Rob Rossi: Penguins' Sidney Crosby deserved better from 'hockey people'
Is Sidney Crosby free to play hockey now?
Asking for some friends.
Even as he attended a ceremony at the White House on Tuesday to celebrate the third Pittsburgh Penguins team he captained to a Stanley Cup championship, Crosby could not escape the hockey world collapsing upon him.
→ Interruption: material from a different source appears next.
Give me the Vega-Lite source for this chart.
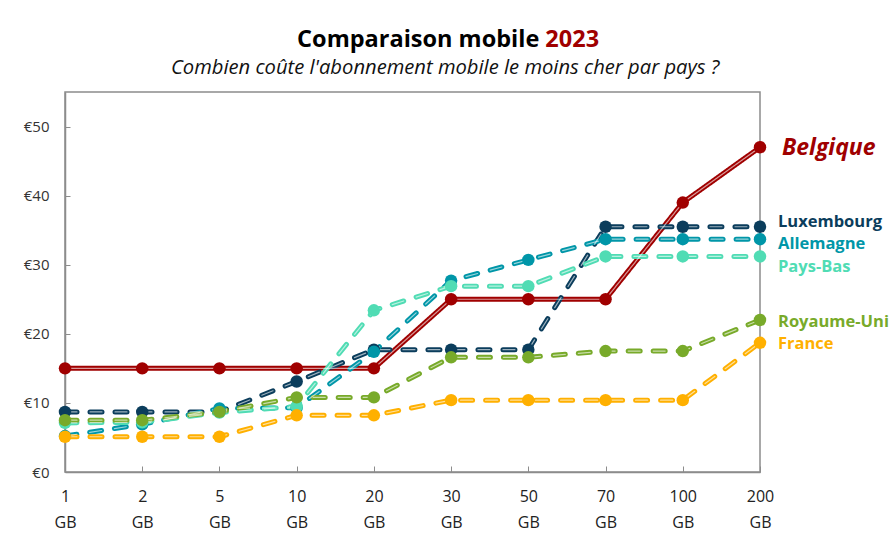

Mostly from his fellow Canadians , though also from some Pittsburghers, Crosby continued to be criticized for what he had not done.
He had not denounced Donald Trump.
He had not endorsed Donald Trump.
Conveniently forgetting that Crosby is not a U.S. citizen and that he neither denounced nor endorsed the other two U.S. presidents who served during his career, some “hockey people” went for the head of the Face of the NHL. Too many of those “hockey people” turned a blind eye to the obvious when it conflicted with their point of view.
Wonder if those “hockey people” realize they ruined an opportunity for Crosby to apply his trademark patience and precision in formulating a public reaction to all that has been happing in America.
Or with Trump.
Or about American gun laws, America's immigration policies, the American political system, American culture wars, the American racial divide or possibly the American rocker who wrote “American Girl.”
Crosby might well have given any or all of those topics careful consideration.
I've known him for more than a dozen years . Still cannot say what he truly thinks about hockey's small world let alone America's big land.
I can say, with full confidence, that Sidney Patrick Crosby has never been afforded enough freedom by “hockey people,” myself included.
Instead of dragging him into the next fire, we “hockey people” should see if he might see something in the flames we have missed.
He always has been blessed with gods-like vision.
He always has had an answer for our questions, too.
Crosby had an answer a few weeks back when pressed about the Penguins' plans to visit the White House.
What Crosby did not have was the answer some “hockey people” wanted. If he had, it's probable that answer would have been something other people did not want to hear. Whatever he said would have been wrong to somebody.
Crosby was failed by hard-charging “hockey people” who were sports writers playing social activists.
Few, if any, NHL players as children dreamed of being asked about the concept of American democracy before parents awoke them for mite games.
Try something this week.
Find a 30-year-old white man who is dating a white American girl and who works in an overwhelming white industry and who cannot understand the current state of the union no matter how hard he tries. Then ask that guy if he would go to the White House if his employer had accepted an invitation from the president of the United States.
Don't give that guy a day to think, a couple of days to breathe or a week to ask himself some hard questions.
Find that 30-year-old white man and ask him: Will you go?
But don't listen to his answer.
Actually, assume most people will hear only what they want to hear.
Also, keep in mind that guy in this instance is a foreigner who really isn't being asked to speak for himself but rather for everyone with whom he works. Also realize it was presumed how he would respond, thus setting the narrative before he could speak.
For the past couple of weeks, the best hockey player on the planet was buried by some “hockey people.” Not for something he did. Not even for something he said.
So please allow me to again ask: Is Sidney Crosby free to play hockey now?